* _Given information_:
____________________

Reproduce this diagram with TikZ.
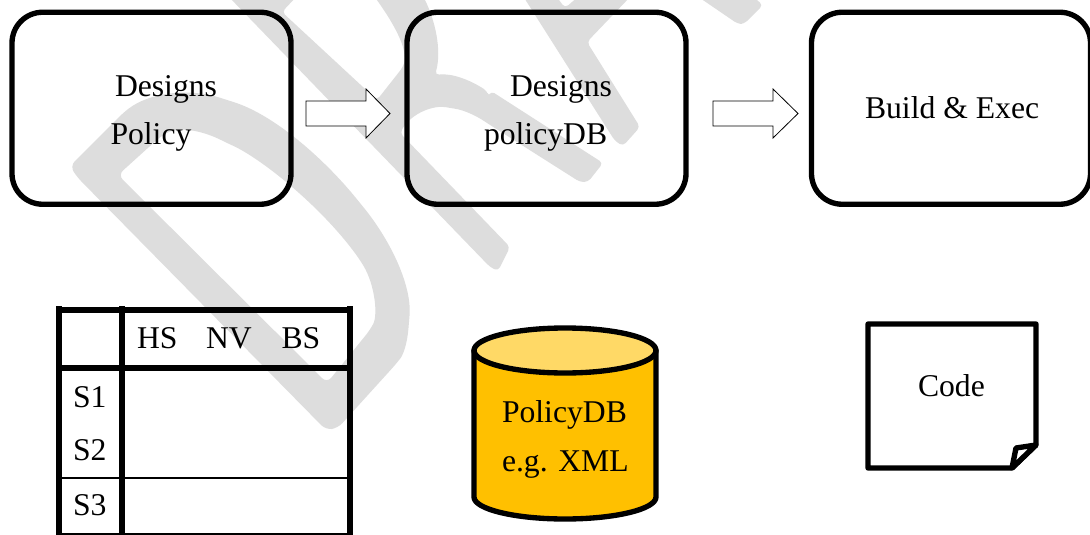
\documentclass[tikz,border=0pt]{standalone}
\usepackage{fontspec}
\setmainfont{Liberation Serif}
\definecolor{wmgray}{HTML}{DDDDDD}
\definecolor{cylbody}{HTML}{FFC000}
\definecolor{cyltop}{HTML}{FFD966}
\tikzset{
  wm/.style={fill=wmgray,draw=none},
  stagebox/.style={draw=black,line width=4pt,rounded corners=23pt,minimum width=209.25pt,minimum height=144pt,inner sep=0pt},
  txt/.style={anchor=base west,inner sep=0pt,outer sep=0pt,font=\fontsize{23.75pt}{28pt}\selectfont},
  blockarrow/.style={draw=black,fill=white,line width=0.6pt,line join=miter},
  thick tab/.style={line width=4.5pt},
  thin tab/.style={line width=1.6pt},
  heavy/.style={draw=black,line width=4pt,line join=round}
}
\begin{document}
\begin{tikzpicture}[x=0.75pt,y=-0.75pt]
\useasboundingbox (0,0) rectangle (1090,535);
\fill[white] (0,0) rectangle (1090,535);
% watermark
\fill[wm,even odd rule,rounded corners=5pt]
  (77,177) -- (70,166) -- (123,113)
  .. controls (150,92) and (190,88) .. (227,100)
  .. controls (275,115) and (325,160) .. (360,203)
  .. controls (390,240) and (412,285) .. (409,322)
  .. controls (407,345) and (403,355) .. (396,364)
  -- (338,428) -- (326,430) -- cycle
  (118,175) -- (160,137)
  .. controls (180,125) and (205,132) .. (227,143)
  .. controls (260,158) and (320,205) .. (360,260)
  .. controls (375,285) and (378,315) .. (370,330)
  -- (327,383) -- cycle;
\fill[wm,rounded corners=3pt]
  (228,-4) -- (490,267) -- (498,271) -- (510,247) -- (400,133)
  .. controls (412,112) and (435,105) .. (450,108)
  .. controls (465,110) and (478,117) .. (487,123)
  -- (580,182) -- (588,182) -- (603,163) -- (491,91) -- (489,97) -- (487,91)
  .. controls (470,80) and (452,73) .. (435,75)
  .. controls (442,50) and (435,20) .. (423,-4)
  -- (374,-4)
  .. controls (395,25) and (408,50) .. (403,67)
  -- (377,100) -- (282,12) -- (297,-4) -- cycle;
\fill[wm,rounded corners=3pt]
  (523,-4) -- (615,141) -- (623,146) -- (640,127) -- (587,42) -- (631,-4) -- (579,-4) -- (565,8) -- (556,-4) -- cycle;
\fill[wm,rounded corners=3pt]
  (697,-4) -- (738,24) -- (744,24) -- (763,5) -- (752,-4) -- cycle;
% stage boxes
\node[stagebox] (box1) at (151.5,108.25) {};
\node[stagebox] (box2) at (546.5,108.25) {};
\node[stagebox] (box3) at (951,108.25) {};
\node[txt] (t1a) at (115,96.5) {Designs};
\node[txt] (t1b) at (110.5,144.5) {Policy};
\node[txt] (t2a) at (510,96.5) {Designs};
\node[txt] (t2b) at (484,144.5) {policyDB};
\node[txt] (t3) at (865,118.5) {Build \& Exec};
% block arrows
\draw[blockarrow] (306,101) -- (366,101) -- (366,89) -- (390,113.5) -- (366,138) -- (366,126) -- (306,126) -- cycle;
\draw[blockarrow] (713,101) -- (773,101) -- (773,89) -- (798,113.5) -- (773,138) -- (773,126) -- (713,126) -- cycle;
% table
\draw[thick tab] (56.5,310) -- (352.5,310);
\draw[thick tab] (59,306) -- (59,535);
\draw[thick tab] (122,306) -- (122,535);
\draw[thick tab] (350,306) -- (350,535);
\draw[thick tab] (59,368) -- (350,368);
\draw[thin tab] (59,478) -- (350,478);
\draw[thin tab] (59,534.3) -- (350,534.3);
\node[txt] (hs) at (137,348.5) {HS};
\node[txt] (nv) at (206,348.5) {NV};
\node[txt] (bs) at (281.5,348.5) {BS};
\node[txt] (s1) at (73,407.5) {S1};
\node[txt] (s2) at (73,460) {S2};
\node[txt] (s3) at (73,515) {S3};
% cylinder
\path[heavy,fill=cylbody] (474,350.5) -- (474,497) arc[start angle=180,end angle=0,x radius=91,y radius=22] -- (656,350.5) -- cycle;
\draw[heavy,fill=cyltop] (565,350.5) ellipse [x radius=91,y radius=22.5];
\node[txt] (db1) at (502,422.5) {PolicyDB};
\node[txt] (db2) at (502,471.5) {e.g. XML};
% code page
\draw[heavy,fill=white] (868,324) -- (1036,324) -- (1036,445) -- (1012,468) -- (868,468) -- cycle;
\draw[heavy,fill=white] (1012,468) -- (1016,448) -- (1036,445) -- cycle;
\node[txt] (code) at (918,396) {Code};
\end{tikzpicture}
\end{document}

____________________

* _Exercise objective_:
Print the full listing exactly, dropping the pictures.

* _Written response_:
Reproduce this diagram with TikZ.
\documentclass[tikz,border=0pt]{standalone}
\usepackage{fontspec}
\setmainfont{Liberation Serif}
\definecolor{wmgray}{HTML}{DDDDDD}
\definecolor{cylbody}{HTML}{FFC000}
\definecolor{cyltop}{HTML}{FFD966}
\tikzset{
  wm/.style={fill=wmgray,draw=none},
  stagebox/.style={draw=black,line width=4pt,rounded corners=23pt,minimum width=209.25pt,minimum height=144pt,inner sep=0pt},
  txt/.style={anchor=base west,inner sep=0pt,outer sep=0pt,font=\fontsize{23.75pt}{28pt}\selectfont},
  blockarrow/.style={draw=black,fill=white,line width=0.6pt,line join=miter},
  thick tab/.style={line width=4.5pt},
  thin tab/.style={line width=1.6pt},
  heavy/.style={draw=black,line width=4pt,line join=round}
}
\begin{document}
\begin{tikzpicture}[x=0.75pt,y=-0.75pt]
\useasboundingbox (0,0) rectangle (1090,535);
\fill[white] (0,0) rectangle (1090,535);
% watermark
\fill[wm,even odd rule,rounded corners=5pt]
  (77,177) -- (70,166) -- (123,113)
  .. controls (150,92) and (190,88) .. (227,100)
  .. controls (275,115) and (325,160) .. (360,203)
  .. controls (390,240) and (412,285) .. (409,322)
  .. controls (407,345) and (403,355) .. (396,364)
  -- (338,428) -- (326,430) -- cycle
  (118,175) -- (160,137)
  .. controls (180,125) and (205,132) .. (227,143)
  .. controls (260,158) and (320,205) .. (360,260)
  .. controls (375,285) and (378,315) .. (370,330)
  -- (327,383) -- cycle;
\fill[wm,rounded corners=3pt]
  (228,-4) -- (490,267) -- (498,271) -- (510,247) -- (400,133)
  .. controls (412,112) and (435,105) .. (450,108)
  .. controls (465,110) and (478,117) .. (487,123)
  -- (580,182) -- (588,182) -- (603,163) -- (491,91) -- (489,97) -- (487,91)
  .. controls (470,80) and (452,73) .. (435,75)
  .. controls (442,50) and (435,20) .. (423,-4)
  -- (374,-4)
  .. controls (395,25) and (408,50) .. (403,67)
  -- (377,100) -- (282,12) -- (297,-4) -- cycle;
\fill[wm,rounded corners=3pt]
  (523,-4) -- (615,141) -- (623,146) -- (640,127) -- (587,42) -- (631,-4) -- (579,-4) -- (565,8) -- (556,-4) -- cycle;
\fill[wm,rounded corners=3pt]
  (697,-4) -- (738,24) -- (744,24) -- (763,5) -- (752,-4) -- cycle;
% stage boxes
\node[stagebox] (box1) at (151.5,108.25) {};
\node[stagebox] (box2) at (546.5,108.25) {};
\node[stagebox] (box3) at (951,108.25) {};
\node[txt] (t1a) at (115,96.5) {Designs};
\node[txt] (t1b) at (110.5,144.5) {Policy};
\node[txt] (t2a) at (510,96.5) {Designs};
\node[txt] (t2b) at (484,144.5) {policyDB};
\node[txt] (t3) at (865,118.5) {Build \& Exec};
% block arrows
\draw[blockarrow] (306,101) -- (366,101) -- (366,89) -- (390,113.5) -- (366,138) -- (366,126) -- (306,126) -- cycle;
\draw[blockarrow] (713,101) -- (773,101) -- (773,89) -- (798,113.5) -- (773,138) -- (773,126) -- (713,126) -- cycle;
% table
\draw[thick tab] (56.5,310) -- (352.5,310);
\draw[thick tab] (59,306) -- (59,535);
\draw[thick tab] (122,306) -- (122,535);
\draw[thick tab] (350,306) -- (350,535);
\draw[thick tab] (59,368) -- (350,368);
\draw[thin tab] (59,478) -- (350,478);
\draw[thin tab] (59,534.3) -- (350,534.3);
\node[txt] (hs) at (137,348.5) {HS};
\node[txt] (nv) at (206,348.5) {NV};
\node[txt] (bs) at (281.5,348.5) {BS};
\node[txt] (s1) at (73,407.5) {S1};
\node[txt] (s2) at (73,460) {S2};
\node[txt] (s3) at (73,515) {S3};
% cylinder
\path[heavy,fill=cylbody] (474,350.5) -- (474,497) arc[start angle=180,end angle=0,x radius=91,y radius=22] -- (656,350.5) -- cycle;
\draw[heavy,fill=cyltop] (565,350.5) ellipse [x radius=91,y radius=22.5];
\node[txt] (db1) at (502,422.5) {PolicyDB};
\node[txt] (db2) at (502,471.5) {e.g. XML};
% code page
\draw[heavy,fill=white] (868,324) -- (1036,324) -- (1036,445) -- (1012,468) -- (868,468) -- cycle;
\draw[heavy,fill=white] (1012,468) -- (1016,448) -- (1036,445) -- cycle;
\node[txt] (code) at (918,396) {Code};
\end{tikzpicture}
\end{document}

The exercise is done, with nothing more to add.